Thiago de Mello fundiu imaterialidade, cultura amazônica e militância numa só lírica, sem renunciar à simplicidade
14/01/2022 14:06 em Atualidades

Por Ju Abe 

 

Morreu na manhã desta sexta-feira no Amazonas o poeta, escritor, artista gráfico e roteirista Thiago de Mello. A morte ainda é de causa desconhecida. O governador do Amazonas, Wilson Lima, decretou luto oficial de três dias.

                Thiago de Mello nasceu em Barreirinha, cidade no interior do Amazonas, que respirava os ares límpidos da nossa amada e ameaçada floresta. Cresceu vendo a vida em sua mais esplêndida manifestação, e com toda a certeza a visão da natureza o fez ter vontade de lutar.

                Poeta de alma revolucionária, bradava um sentimento de indignação diante das injustiças, sentimento que, no entanto, nunca fora apartado da ternura e do amor sempre presentes em seus versos.
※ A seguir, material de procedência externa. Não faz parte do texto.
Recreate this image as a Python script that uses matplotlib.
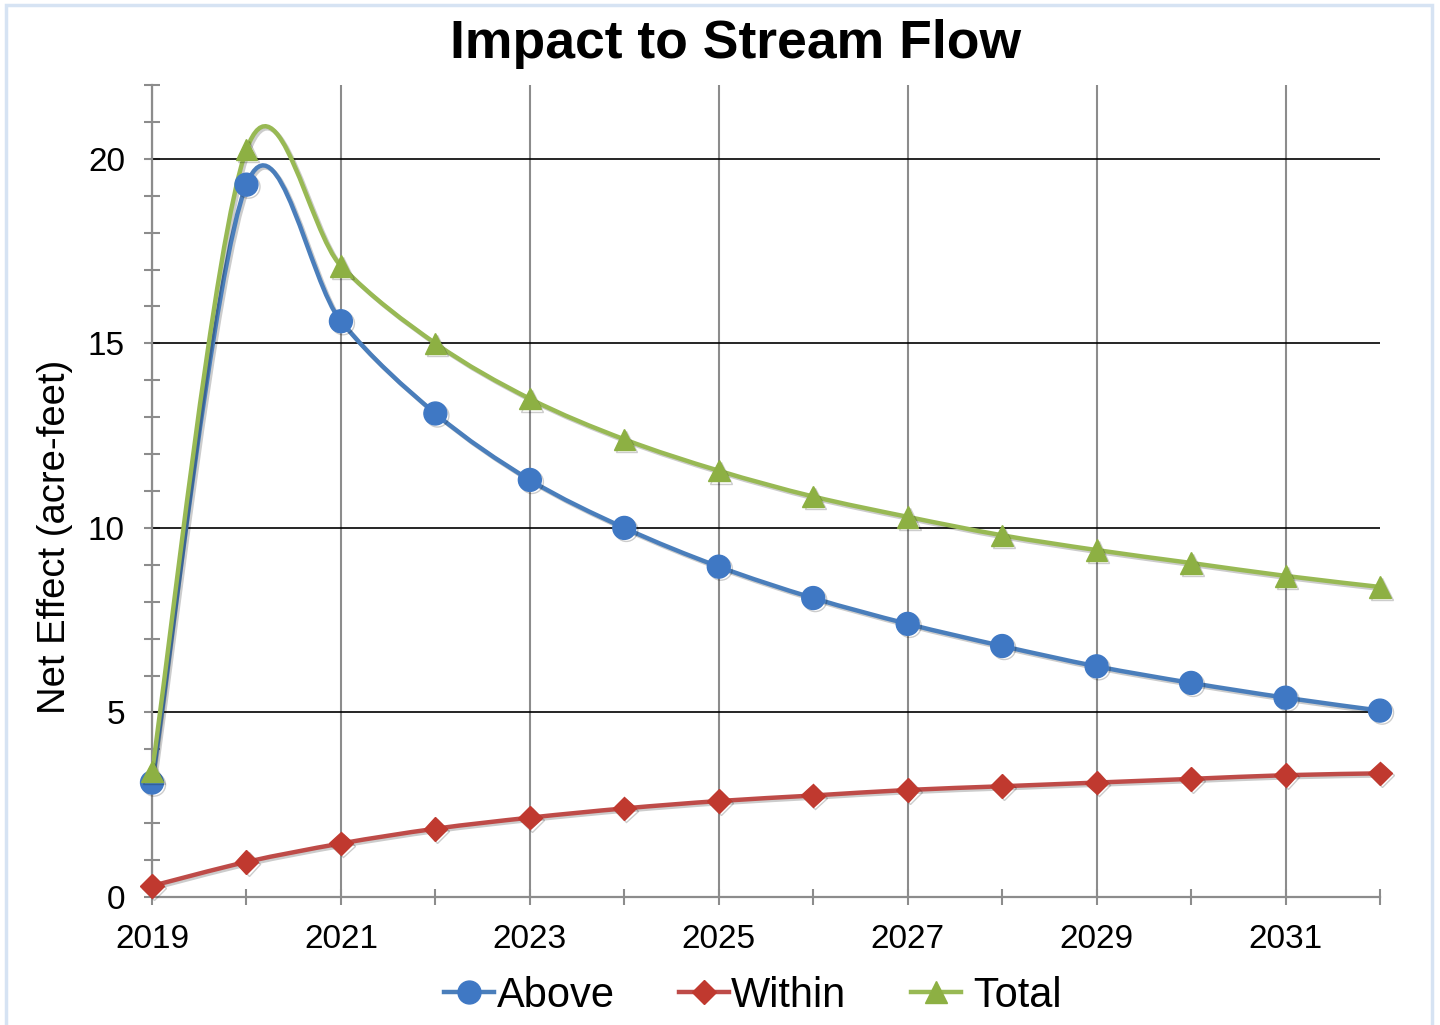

Possuía uma lírica rara, que consegue reunir simplicidade, indignação e ternura: “Do que valeu se hoje, manhã deste milênio novo/ avança, imensa e escura bem na fronte/ a marca suja da miséria humana, / gravada em cinza pela indiferença/ dos que pretendem donos ser da vida,/ avança escura uma legião de crianças/ deserdadas do amor e todavia/ capazes de sorrir: maior milagre/ do século perverso que criou”.

                Em seus versos, era possível ver o poeta indignado, mas também a profundidade das coisas da alma: “No pecado, que é nosso abismo e amparo, / está no entanto a chave, humana e esquiva, / do mundo que nos coube e seu mistério, / - se aprendermos a amar. Aquém de amar/ O pássaro azul, importa amar/ tão simplesmente o pássaro, sem céu.”
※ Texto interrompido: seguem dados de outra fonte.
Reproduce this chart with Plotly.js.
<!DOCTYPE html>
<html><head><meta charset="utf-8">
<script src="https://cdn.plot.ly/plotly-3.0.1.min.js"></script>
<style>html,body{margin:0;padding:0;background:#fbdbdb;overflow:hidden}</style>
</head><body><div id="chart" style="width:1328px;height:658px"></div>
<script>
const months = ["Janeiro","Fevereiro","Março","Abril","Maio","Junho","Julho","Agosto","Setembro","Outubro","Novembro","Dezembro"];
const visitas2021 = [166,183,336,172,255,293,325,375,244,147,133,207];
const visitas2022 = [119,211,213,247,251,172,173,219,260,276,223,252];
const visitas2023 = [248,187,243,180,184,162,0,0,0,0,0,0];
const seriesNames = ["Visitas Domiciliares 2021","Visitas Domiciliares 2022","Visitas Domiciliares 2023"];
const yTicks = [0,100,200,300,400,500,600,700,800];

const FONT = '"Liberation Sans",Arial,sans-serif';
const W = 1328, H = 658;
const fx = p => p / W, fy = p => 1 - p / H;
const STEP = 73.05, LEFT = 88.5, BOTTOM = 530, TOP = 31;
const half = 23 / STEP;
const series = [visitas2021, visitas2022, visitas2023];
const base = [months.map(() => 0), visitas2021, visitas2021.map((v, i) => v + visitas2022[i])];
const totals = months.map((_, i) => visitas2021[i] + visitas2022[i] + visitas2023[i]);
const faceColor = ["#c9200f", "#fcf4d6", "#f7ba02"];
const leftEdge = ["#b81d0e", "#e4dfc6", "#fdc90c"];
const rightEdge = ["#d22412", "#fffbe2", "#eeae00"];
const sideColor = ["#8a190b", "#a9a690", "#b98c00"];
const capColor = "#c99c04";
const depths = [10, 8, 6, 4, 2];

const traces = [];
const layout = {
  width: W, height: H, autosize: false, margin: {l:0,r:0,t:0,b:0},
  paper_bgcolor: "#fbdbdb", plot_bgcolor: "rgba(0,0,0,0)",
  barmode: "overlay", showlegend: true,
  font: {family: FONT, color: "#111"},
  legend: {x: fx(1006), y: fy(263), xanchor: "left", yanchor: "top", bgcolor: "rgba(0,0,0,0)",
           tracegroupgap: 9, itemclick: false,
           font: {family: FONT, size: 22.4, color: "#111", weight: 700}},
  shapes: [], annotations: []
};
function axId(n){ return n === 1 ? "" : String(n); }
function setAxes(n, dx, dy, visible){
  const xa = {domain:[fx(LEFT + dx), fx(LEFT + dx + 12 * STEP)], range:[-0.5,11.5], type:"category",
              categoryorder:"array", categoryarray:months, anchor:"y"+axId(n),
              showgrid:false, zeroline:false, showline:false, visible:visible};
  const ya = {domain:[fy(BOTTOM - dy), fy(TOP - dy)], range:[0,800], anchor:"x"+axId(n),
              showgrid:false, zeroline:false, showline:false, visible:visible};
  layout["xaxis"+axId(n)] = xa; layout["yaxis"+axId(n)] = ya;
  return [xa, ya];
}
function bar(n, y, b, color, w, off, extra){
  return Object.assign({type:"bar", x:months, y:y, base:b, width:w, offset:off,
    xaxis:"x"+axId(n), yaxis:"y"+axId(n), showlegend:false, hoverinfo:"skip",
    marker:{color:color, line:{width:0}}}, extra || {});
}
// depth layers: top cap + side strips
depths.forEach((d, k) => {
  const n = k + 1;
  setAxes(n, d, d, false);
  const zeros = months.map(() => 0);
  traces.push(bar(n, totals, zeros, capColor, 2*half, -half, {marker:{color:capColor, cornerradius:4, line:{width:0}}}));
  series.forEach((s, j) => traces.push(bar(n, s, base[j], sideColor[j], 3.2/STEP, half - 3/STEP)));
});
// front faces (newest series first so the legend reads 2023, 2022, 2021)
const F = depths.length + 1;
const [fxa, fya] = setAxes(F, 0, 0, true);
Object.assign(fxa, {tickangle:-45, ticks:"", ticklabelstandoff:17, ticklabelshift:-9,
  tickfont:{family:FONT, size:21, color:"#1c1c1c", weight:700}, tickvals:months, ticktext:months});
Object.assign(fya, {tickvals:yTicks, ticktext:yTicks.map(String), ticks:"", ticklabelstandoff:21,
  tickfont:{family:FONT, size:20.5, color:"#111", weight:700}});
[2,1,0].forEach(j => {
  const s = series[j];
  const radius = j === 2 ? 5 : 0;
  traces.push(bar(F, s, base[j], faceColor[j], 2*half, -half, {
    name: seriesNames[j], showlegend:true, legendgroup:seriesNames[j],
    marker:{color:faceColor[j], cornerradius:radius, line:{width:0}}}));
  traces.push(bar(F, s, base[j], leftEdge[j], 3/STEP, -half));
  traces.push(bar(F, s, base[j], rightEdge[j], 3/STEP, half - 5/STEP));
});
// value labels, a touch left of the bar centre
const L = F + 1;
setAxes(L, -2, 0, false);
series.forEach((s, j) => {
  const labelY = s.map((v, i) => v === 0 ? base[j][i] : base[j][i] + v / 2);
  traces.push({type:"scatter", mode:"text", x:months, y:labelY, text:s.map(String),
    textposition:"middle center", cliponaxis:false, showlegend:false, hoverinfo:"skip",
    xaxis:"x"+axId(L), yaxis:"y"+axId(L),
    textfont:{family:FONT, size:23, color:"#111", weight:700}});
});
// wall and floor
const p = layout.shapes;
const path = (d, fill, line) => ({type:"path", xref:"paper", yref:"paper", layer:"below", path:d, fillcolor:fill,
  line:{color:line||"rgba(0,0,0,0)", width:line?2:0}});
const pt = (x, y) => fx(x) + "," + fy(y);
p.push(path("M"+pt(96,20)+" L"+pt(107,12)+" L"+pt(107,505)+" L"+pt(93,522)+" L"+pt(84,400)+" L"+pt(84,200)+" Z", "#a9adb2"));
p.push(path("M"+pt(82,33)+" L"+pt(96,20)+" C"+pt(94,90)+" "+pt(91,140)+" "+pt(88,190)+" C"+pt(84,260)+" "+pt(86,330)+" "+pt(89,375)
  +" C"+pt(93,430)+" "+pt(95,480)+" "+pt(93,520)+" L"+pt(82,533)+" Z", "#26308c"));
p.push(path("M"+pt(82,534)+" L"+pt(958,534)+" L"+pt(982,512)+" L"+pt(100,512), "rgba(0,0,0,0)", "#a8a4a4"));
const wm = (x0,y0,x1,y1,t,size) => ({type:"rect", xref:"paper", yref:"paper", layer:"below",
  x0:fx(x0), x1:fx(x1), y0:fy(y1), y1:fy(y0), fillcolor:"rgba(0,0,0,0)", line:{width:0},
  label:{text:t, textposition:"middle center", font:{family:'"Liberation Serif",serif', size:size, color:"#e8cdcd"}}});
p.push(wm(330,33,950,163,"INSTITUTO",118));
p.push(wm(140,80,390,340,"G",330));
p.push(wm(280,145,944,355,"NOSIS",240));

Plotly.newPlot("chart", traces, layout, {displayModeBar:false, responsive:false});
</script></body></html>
                O escritor, que foi amigo de Pablo Neruda em sua estadia no Chile e recebeu homenagem pública de Paulo Freire, nunca deixou seu lado militante esfriar, desafiando a Ditadura Militar em versos de teor provocativo como Faz Escuro Mais Eu Canto e Os Estatutos do Homem.

                Suas obras foram traduzidas em mais de trinta idiomas. Fora apelidado de “poeta da floresta”, e foi nela que decidiu passar os seus últimos dias. Retornou às margens do rio Andirá em 1977, a 330 quilômetros de Manaus, depois de morada no Rio de Janeiro, permanecendo lá até os últimos dias. Thiago parte e leva consigo um pouco da cultura amazônica, a qual ele nunca deixou de reverenciar em seus versos, com um tom de lamento pela negligência e descuidado das autoridades com a preservação.

                Um poeta de alma simples, com palavras diretas que tratavam do imprescindível, do necessário, daquilo que não pode calar apesar de tudo. Thiago nunca deixou de bradar a sua cultura amazônica, mas com certeza transcendeu isso. Se fez necessário dentro dos debates sobre as injustiças, dos lugares onde são necessárias as palavras que denunciam as injustiças sociais. Sem sombra de dúvidas, uma das mais expressivas vozes amazônicas, e a prova viva de que a Amazônia é tema central e necessário nos maiores debates sobre o futuro da humanidade.